In 2008, Pfau and his wife decided to remodel the 1950s-era house that stood atop this hill for decades, but when they did, they chose to maintain the character of the original building--and its relationship with the surrounding nature.

This, Pfau said, is a classic California house, in that there is a strong relationship between the building and the landscape, and indeed, most of the rooms in the house are dominated by the views of the many oaks on the property and nearby. Also, when working on the remodel, Pfau chose to use steel beams that were "pegged to the color of the oak trees," and said that "for us, it's about what does it mean to live in California? How can a house be about the climate?"
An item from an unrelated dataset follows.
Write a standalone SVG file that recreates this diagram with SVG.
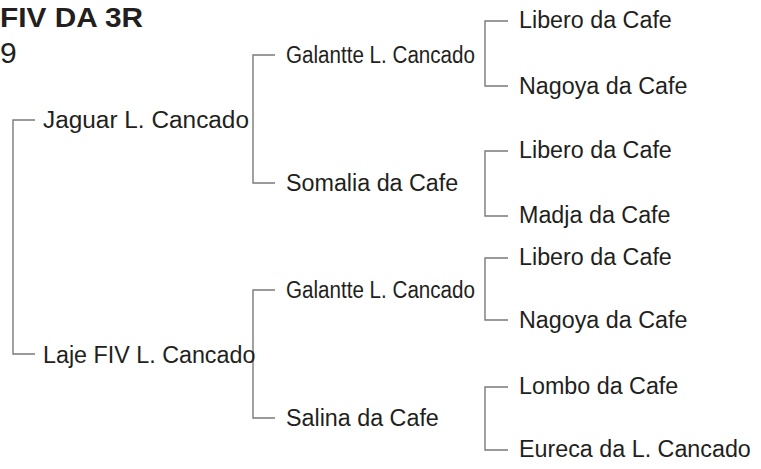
<svg xmlns="http://www.w3.org/2000/svg" width="761" height="469" viewBox="0 0 761 469">
<style>
  text { font-family: "Liberation Sans", Arial, sans-serif; font-size: 23.3px; fill: #231f20; }
  .title { font-weight: bold; font-size: 28px; }
  .conn path { fill: none; stroke: #7a7a7a; stroke-width: 1.4; }
</style>
<rect width="761" height="469" fill="#ffffff"/>
<text class="title" x="0" y="27" textLength="143" lengthAdjust="spacingAndGlyphs">FIV DA 3R</text>
<text x="0" y="63" style="font-size:30px">9</text>
<g class="conn" id="connectors">
  <path d="M35,120 H13 V354 H35"/>
  <path d="M275,55 H253 V183 H275"/>
  <path d="M275,290 H253 V418 H275"/>
  <path d="M508,21 H485 V86 H508"/>
  <path d="M508,151 H485 V216 H508"/>
  <path d="M508,258 H485 V320 H508"/>
  <path d="M508,387 H485 V450 H508"/>
</g>
<g id="n-jaguar"><text x="43" y="128" textLength="206" lengthAdjust="spacingAndGlyphs">Jaguar L. Cancado</text></g>
<g id="n-laje"><text x="43" y="363">Laje FIV L. Cancado</text></g>
<g id="n-galantte1"><text x="286" y="63" textLength="189" lengthAdjust="spacingAndGlyphs">Galantte L. Cancado</text></g>
<g id="n-somalia"><text x="286" y="191">Somalia da Cafe</text></g>
<g id="n-galantte2"><text x="286" y="298" textLength="189" lengthAdjust="spacingAndGlyphs">Galantte L. Cancado</text></g>
<g id="n-salina"><text x="286" y="426">Salina da Cafe</text></g>
<g id="n-libero1"><text x="519" y="28">Libero da Cafe</text></g>
<g id="n-nagoya1"><text x="519" y="94">Nagoya da Cafe</text></g>
<g id="n-libero2"><text x="519" y="158">Libero da Cafe</text></g>
<g id="n-madja"><text x="519" y="223">Madja da Cafe</text></g>
<g id="n-libero3"><text x="519" y="265">Libero da Cafe</text></g>
<g id="n-nagoya2"><text x="519" y="328">Nagoya da Cafe</text></g>
<g id="n-lombo"><text x="519" y="394">Lombo da Cafe</text></g>
<g id="n-eureca"><text x="519" y="457">Eureca da L. Cancado</text></g>
</svg>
The question, he said, is how the couple could live outdoors even as they reside indoors. And that was just the problem he tackled when designing the remodel. And it works. The house is a big "L," with bright, wide rooms and big windows that make it feel as though the exterior landscape is part of what's in the rooms.

As well, the Ashlar Masonry walls--the original stone from the house that was here since the 1950s--help make this feel like a natural compromise between old and new, outside and inside. Pfau calls this a "dialogue between the exterior and the interior."

And like Spurgeon, Pfau harks back to that most ancient of pastimes. "Really, it's elegant camping," Pfau said.